Michigan State University investigators found that when service workers face verbal abuse from customers during the workday, they are more likely to go on unnecessary shopping sprees in the evening.
Investigators studied 94 call-center workers at a large bank in China and discovered that customer mistreatment (e.g., customers who yelled, argued, swore, etc.) put the employees in a bad mood after work.
This, in turn, led to damaging thoughts (ruminating or repeatedly and excessively worrying about the mistreatment) and behaviors (impulse shopping).
“Thus, stress from customers spills over to spoil people’s experiences outside of work,” said Dr. Russell Johnson, a Michigan State University associate professor of management.

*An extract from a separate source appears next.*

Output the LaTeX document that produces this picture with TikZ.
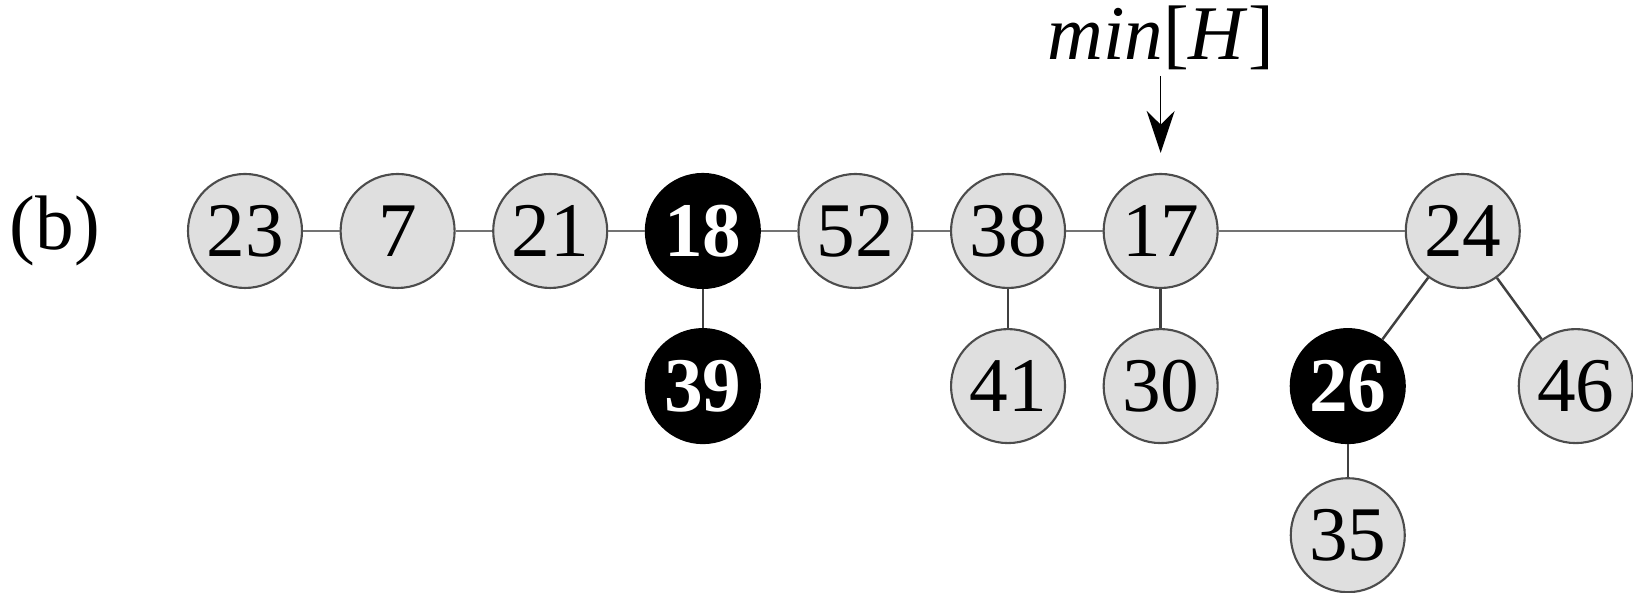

The findings from Johnson and colleagues, who surveyed employees multiple times per day for 15 consecutive workdays, appear online in the Academy of Management Journal.
In the study, the researchers explored a variety of interventions and found simple solutions to the problem.
The first approach encouraged workers to think about a recent incident where they helped customers (a “recall of prosocial action intervention”) before starting work.
Another effective strategy, also performed before going to work, was for the worker to think about an interaction from the customer’s viewpoint (a “perspective-taking intervention”).
Researchers discovered setting a pre-work mentality reduced employees’ perceptions of mistreatment, reduced their negative mood and led to less rumination and impulse shopping.
Becoming more prosocial shifts attention away from the self and reduces impulsive and individualistic acts, explain the study authors.
“These recall and perspective-taking interventions are quick and easy exercises that customer-service employees can do prior to beginning the workday to reduce the stress from rude customers,” Johnson said.